慎重に見定め、耐久値が2万を切ったタイミングで全体メールで着弾の時間を告げる。足の遅い部隊は一足先に部隊を出撃させていく。
しかしそううまくいくはずがない。
出撃命令から2分を過ぎたタイミングで相手方の攻撃が止まった。
敵もさるもの、こちらのカウンターを読み、時間をずらすことで対策をしてきたのだ。
敵の攻撃が止まったのを受け、再び嵐のように飛ぶ全体メール。今度は撤退が間に合う部隊は一度戻すようにとのメールだ。

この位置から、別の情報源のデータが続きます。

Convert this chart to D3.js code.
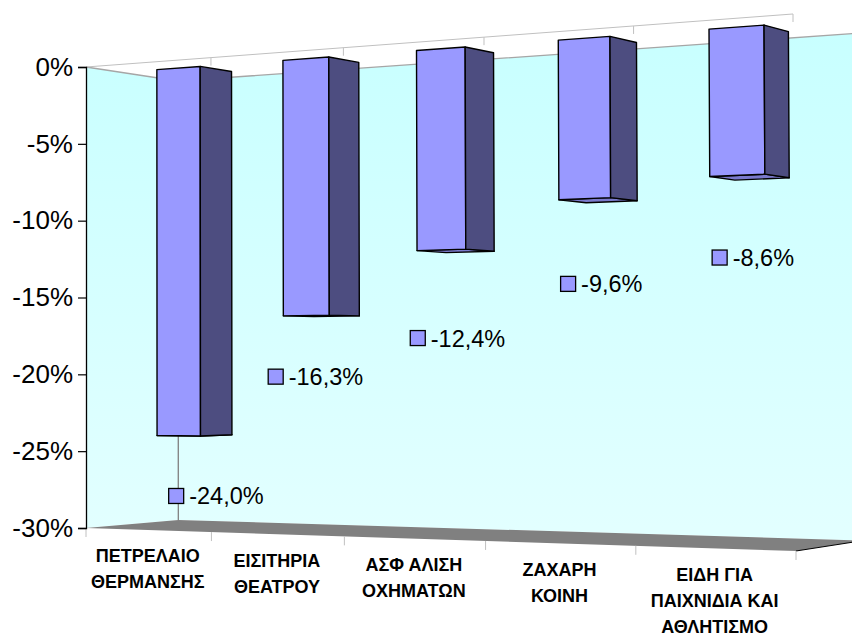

2期の頃はまだ圧倒的に関所戦の経験が少なかったこともあり、みんなが手探りだった。
焦っているのはこちらだけではない。相手方もこちらの動きを見極めているはず。
改めて向こうの攻撃が始まり着弾を揃えられた時点でこちらもGoサインを出す。
最前は尽くした。後は運を味方に女神が微笑むのを待つしかなかった。
3000...
2000...
1000...
一瞬白くなって横から文字が来たら勝ち
一瞬白くなって横から文字が来たら勝ち
一瞬白くなって横から文字が来たら勝ち
そう祈るように何度も心で呟く。
耐久値が0に近づいた時。その緊張感に耐えきれず思わず目を瞑った――――
恐る恐る目を開けると、携帯で動いていた部隊が一瞬固まり、間髪入れず、白、そして画面を覆う攻城成功を知らせる文字。
「よっしゃああああああ!!!!」
良い大人なのに大きい声が出た。
同チャでは仲間達の歓声が今日1番の速さで流れる。
全チャでは延津を攻城していた敵対同盟が祝福の言葉を述べてくれる、大人の対応だ。
大劣勢だったシーズンで勝ち取った小さな勝利。
それは戦況としては取るに足らないような小さい勝利だったが2年たった今でも忘れられない勝利の1つだった。
ラストアタック
それは盾と矛の思惑が1秒単位で混ざり合う刹那。
時にラストアタックに救われ、時にラストアタックに泣きながら今日もどこかでラストアタックはおきている。